Given task
Write out every entry exactly as given, but omit the pictures.

Charts and diagrams as code
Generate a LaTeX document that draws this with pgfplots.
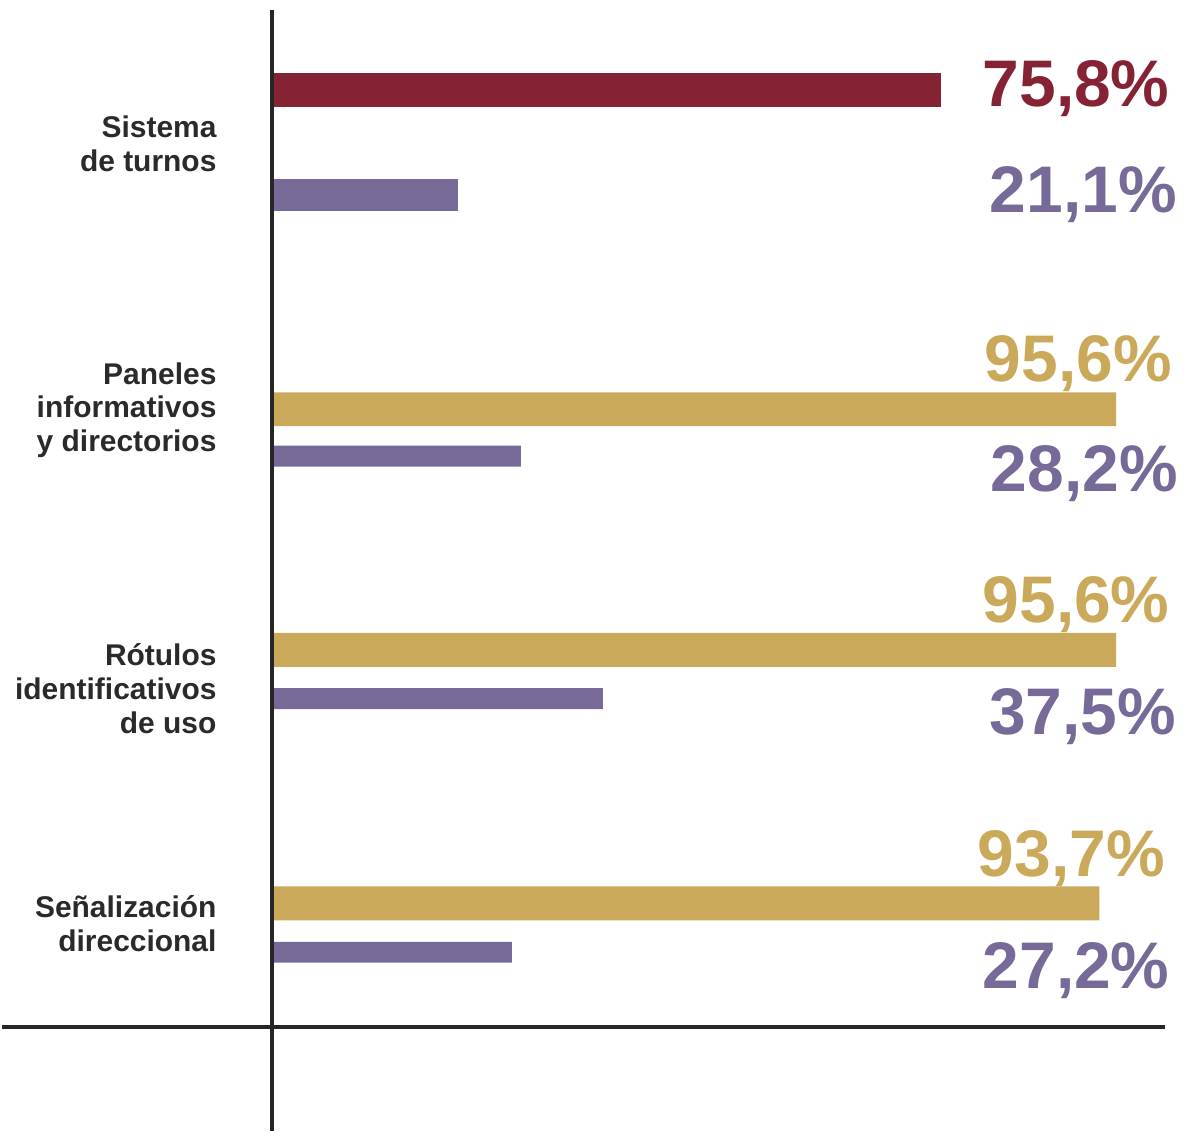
\documentclass[border=0pt]{standalone}
\usepackage{pgfplots}
\pgfplotsset{compat=1.18}
\usepackage{fontspec}
\setmainfont{Liberation Sans}
\definecolor{cred}{HTML}{852233}
\definecolor{cpur}{HTML}{786A98}
\definecolor{cgold}{HTML}{CAAA5A}
\definecolor{cline}{HTML}{262626}
\definecolor{ctext}{HTML}{2A2A2A}
\begin{document}
\begin{tikzpicture}
\begin{axis}[
  scale only axis, width=592pt, height=566.5pt,
  xmin=-30.51, xmax=103.28, ymin=0, ymax=1133,
  hide axis, clip=false,
  xbar, bar shift=0pt,
]
\path (rel axis cs:0,0) rectangle (rel axis cs:1,1);
\addplot[fill=cred, draw=none, bar width=34] coordinates {(75.8,1043)};
\addplot[fill=cgold, draw=none, bar width=34] coordinates {(95.6,723) (95.6,482) (93.7,228)};
\addplot[fill=cpur, draw=none, bar width=32] coordinates {(21.1,938)};
\addplot[fill=cpur, draw=none, bar width=21] coordinates {(28.2,676) (37.5,433) (27.2,179)};
% axis lines
\draw[line width=2.2pt, cline] (axis cs:0,0) -- (axis cs:0,1123);
\draw[line width=2.2pt, cline] (axis cs:-30.51,104) -- (axis cs:101.13,104);
% category labels
\begin{scope}[every node/.style={anchor=east, align=right, inner sep=0pt, text=ctext, font=\fontsize{15pt}{17pt}\selectfont\bfseries}]
\node at (axis cs:-6.21,989) {Sistema\\de turnos};
\node at (axis cs:-6.21,722) {Paneles\\informativos\\y directorios};
\node at (axis cs:-6.21,443) {Rótulos\\identificativos\\de uso};
\node at (axis cs:-6.21,208) {Señalización\\direccional};
\end{scope}
% value labels
\begin{scope}[every node/.style={anchor=base east, inner sep=0pt, font=\fontsize{33pt}{36pt}\selectfont\bfseries}]
\node[text=cred]  at (axis cs:101.69,1026) {75,8\%};
\node[text=cpur]  at (axis cs:102.5,920) {21,1\%};
\node[text=cgold] at (axis cs:101.92,751) {95,6\%};
\node[text=cpur]  at (axis cs:102.6,641) {28,2\%};
\node[text=cgold] at (axis cs:101.69,509) {95,6\%};
\node[text=cpur]  at (axis cs:102.4,397) {37,5\%};
\node[text=cgold] at (axis cs:101.13,255) {93,7\%};
\node[text=cpur]  at (axis cs:101.69,143) {27,2\%};
\end{scope}
\end{axis}
\end{tikzpicture}
\end{document}
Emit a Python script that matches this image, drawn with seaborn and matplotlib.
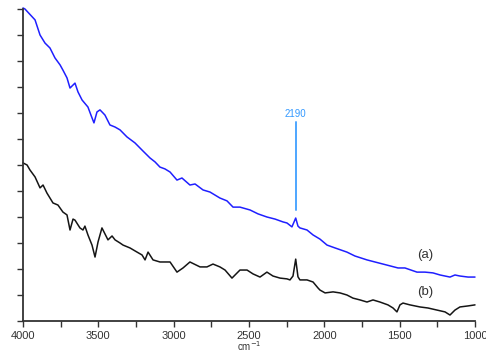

Correct output
Generate a LaTeX document that draws this with pgfplots.
\documentclass[border=0pt]{standalone}
\usepackage{pgfplots}
\pgfplotsset{compat=1.18}
\usepackage{fontspec}
\setmainfont{Liberation Sans}
\definecolor{cred}{HTML}{852233}
\definecolor{cpur}{HTML}{786A98}
\definecolor{cgold}{HTML}{CAAA5A}
\definecolor{cline}{HTML}{262626}
\definecolor{ctext}{HTML}{2A2A2A}
\begin{document}
\begin{tikzpicture}
\begin{axis}[
  scale only axis, width=592pt, height=566.5pt,
  xmin=-30.51, xmax=103.28, ymin=0, ymax=1133,
  hide axis, clip=false,
  xbar, bar shift=0pt,
]
\path (rel axis cs:0,0) rectangle (rel axis cs:1,1);
\addplot[fill=cred, draw=none, bar width=34] coordinates {(75.8,1043)};
\addplot[fill=cgold, draw=none, bar width=34] coordinates {(95.6,723) (95.6,482) (93.7,228)};
\addplot[fill=cpur, draw=none, bar width=32] coordinates {(21.1,938)};
\addplot[fill=cpur, draw=none, bar width=21] coordinates {(28.2,676) (37.5,433) (27.2,179)};
% axis lines
\draw[line width=2.2pt, cline] (axis cs:0,0) -- (axis cs:0,1123);
\draw[line width=2.2pt, cline] (axis cs:-30.51,104) -- (axis cs:101.13,104);
% category labels
\begin{scope}[every node/.style={anchor=east, align=right, inner sep=0pt, text=ctext, font=\fontsize{15pt}{17pt}\selectfont\bfseries}]
\node at (axis cs:-6.21,989) {Sistema\\de turnos};
\node at (axis cs:-6.21,722) {Paneles\\informativos\\y directorios};
\node at (axis cs:-6.21,443) {Rótulos\\identificativos\\de uso};
\node at (axis cs:-6.21,208) {Señalización\\direccional};
\end{scope}
% value labels
\begin{scope}[every node/.style={anchor=base east, inner sep=0pt, font=\fontsize{33pt}{36pt}\selectfont\bfseries}]
\node[text=cred]  at (axis cs:101.69,1026) {75,8\%};
\node[text=cpur]  at (axis cs:102.5,920) {21,1\%};
\node[text=cgold] at (axis cs:101.92,751) {95,6\%};
\node[text=cpur]  at (axis cs:102.6,641) {28,2\%};
\node[text=cgold] at (axis cs:101.69,509) {95,6\%};
\node[text=cpur]  at (axis cs:102.4,397) {37,5\%};
\node[text=cgold] at (axis cs:101.13,255) {93,7\%};
\node[text=cpur]  at (axis cs:101.69,143) {27,2\%};
\end{scope}
\end{axis}
\end{tikzpicture}
\end{document}
Emit a Python script that matches this image, drawn with seaborn and matplotlib.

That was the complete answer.